Originally published in 1952, this collection of Cartier-Bresson’s best work from his early years was embellished with a collage cover by Henri Matisse. The book has since influenced generations of photographers.
This new publication―the first and only reprint since the original 1952 edition―is a meticulous facsimile of the original book that launched the artist to international fame, with an additional booklet on the history of The Decisive Moment by Centre Pompidou curator Clément Chéroux.
You can see more about Henri Cartier-Bresson at the Magnum’s website by clicking here.
Brassaï was a Hungarian–French photographer, sculptor, writer, and filmmaker who rose to international fame in France in the 20th century.
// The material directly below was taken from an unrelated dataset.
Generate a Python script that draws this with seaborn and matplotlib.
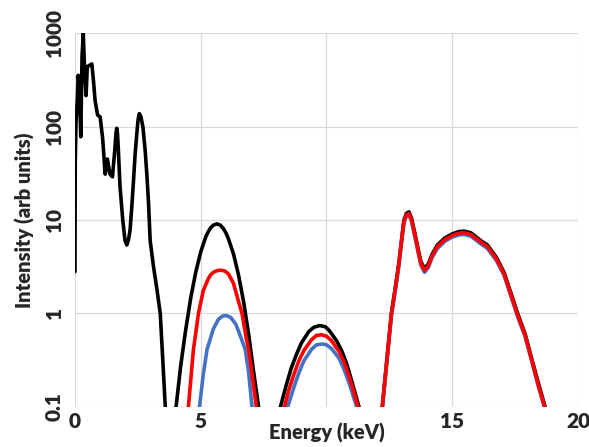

He was one of the numerous Hungarian artists who flourished in Paris beginning between the World Wars.
Brassaï became interested in photography as a way to record encounters on his nightly walks through the streets of Paris. He enjoyed these long strolls after dark and began carrying a camera and tripod in 1929.
“Night does not show things, it suggests them. It disturbs and surprises us with its strangeness.”
Two years later, he compiled some of these street photographs in a book entitled Paris de nuit (Paris by night). It was a stunning collection of black and white images that juxtaposed luminous, dreamlike nightscapes with contemporary documentary images of the nighttime’s denizens. It was a technical marvel as well, for he was one of the first photographers to shoot extensively at night.
Robert Doisneau was a French photographer. In the 1930s he used a Leica on the streets of Paris. He was a champion of humanist photography and with Henri Cartier-Bresson a pioneer of photojournalism.
This is a small format book with some of his famous images. It is a great present!